Imagine her surprise last year when she saw toilets at homes for the first time. Those magical structures with walls and door where nobody could invade her privacy, and that too within the safety of her house. That's also when she first discovered soap. She took an instant liking to it. Its use washed away the stink and made her hands "smell like flowers".
It's not like Shabnam's village Marora in Haryana's most backward district Mewat, located some 50 kilometres away from New Delhi, did not have any toilets. But seven years ago, when she shifted out of the village after marriage, most didn't. At least she never used any. Her marriage took her from one toiletless village to another. But over the last year, her visits to her now toilet-equipped maiden home has changed her. She is revolting. She has just told her husband in neigbouring Rajasthan that she wouldn't return until they too get a similar toilet constructed in their house.
Not just Shabnam's, life of all residents of this tiny village of about 150 families has undergone a sea change with the addition of toilets. It has been massive and sudden. Two-third of all families got a toilet only in November when Sulabh International made 95 of them. Today, every house has a functional toilet, says Monika Jain, vice-president (rural) of the social organisation that adopted this village.
Marora is now an open defecation-free (ODF) village. The government defines ODF areas as ones where there is no faecal-oral transmission, that is, no visible faeces and every household and public institution is using 'safe technology option' for disposal of faeces. Technically speaking, 'safe technology option' is one where there is no contamination of surface soil, ground water or surface water, excreta inaccessible to flies or animals, no handling of fresh excreta, and freedom from odour and unsightly condition.
A walk in the village didn't throw up repelling sights of faeces. Mukesh Kumar, the village lambardar (an honourary post) testifies that residents don't go to fields to relieve themselves anymore. As someone who owns large tracks of agricultural land, he can't be happier.
It was always annoying to spot squatters in his field, he says. "I hated beginning my day with the stink they left. I had to always watch out against stepping on shit. All this is thankfully a thing of the past now. Some people still come to fields out of habit. But I can say it has almost stopped. It's reduced to, say, five per cent,” he says.
To ensure proper disposal of excreta, the Sulabh toilets are made with twin-pit technology that doesn't need a sewerage line and use only one litre of water for flushing. The excreta is collected in an underground pit to be composted into manure, said Purushottam Sharma, project officer with Sulabh.
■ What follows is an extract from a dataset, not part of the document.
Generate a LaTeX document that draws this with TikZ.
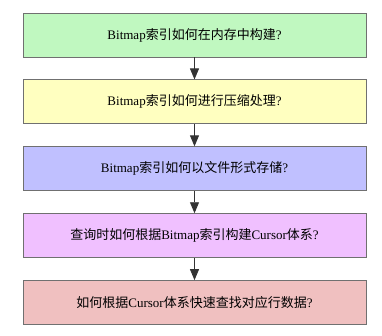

It's taken well over Rs 40 lakh for Sulabh to achieve this. Each toilet costs Rs 40,000-45,000 and some 30 men laboured for a month to make them, said Jain. The organisation is carrying out similar projects in adjoining villages of Mewat such as Hirmathla.
Jain said that while Sulabh has been working for better sanitation for a decade, it was Prime Minister Narendra Modi's historic call to make India open defecation free (ODF) by 2019 that gave their mission a boost. Stung by the dubious reputation that India was home to 58 per cent of all the people in the world practising open defecation, the government made constructing toilets a key part of its ambitious Swachh Bharat Mission (SBM) in 2014.
Over 320,000 villages have achieved this status so far, says the government’s SBM rural portal.
But as is typical of government projects, the claims on the website aren't always consistent with ground reality. There have been reports of officials hurriedly fixing toilet seats in houses and declaring villages as ODF just to meet targets. In many villages, toilets have come up that aren’t connected to anything, no sewer system or septic tanks.
Even Marora was declared ODF by the Haryana government months before Sulabh actually helped turn it into one.
But now that it has, people in this Muslim-populated village, most of whom work as construction labourers, are determined to keep it that way. Harchanda Kumar, an 80-year-old, recalls how police would catch men squatting in the fields in the past. They would scold the offenders and threaten them with fines. However, cops would leave them after realising that the destitute families could not afford to spend Rs 7,000-8,000 on a toilet.
"But now we have a sakeem," says Harchanda, referring to SBM as a scheme. He is thrilled that his sons and grandsons won't have to bear this humiliation anymore. The police don’t come to catch men in the fields now. They don’t need to.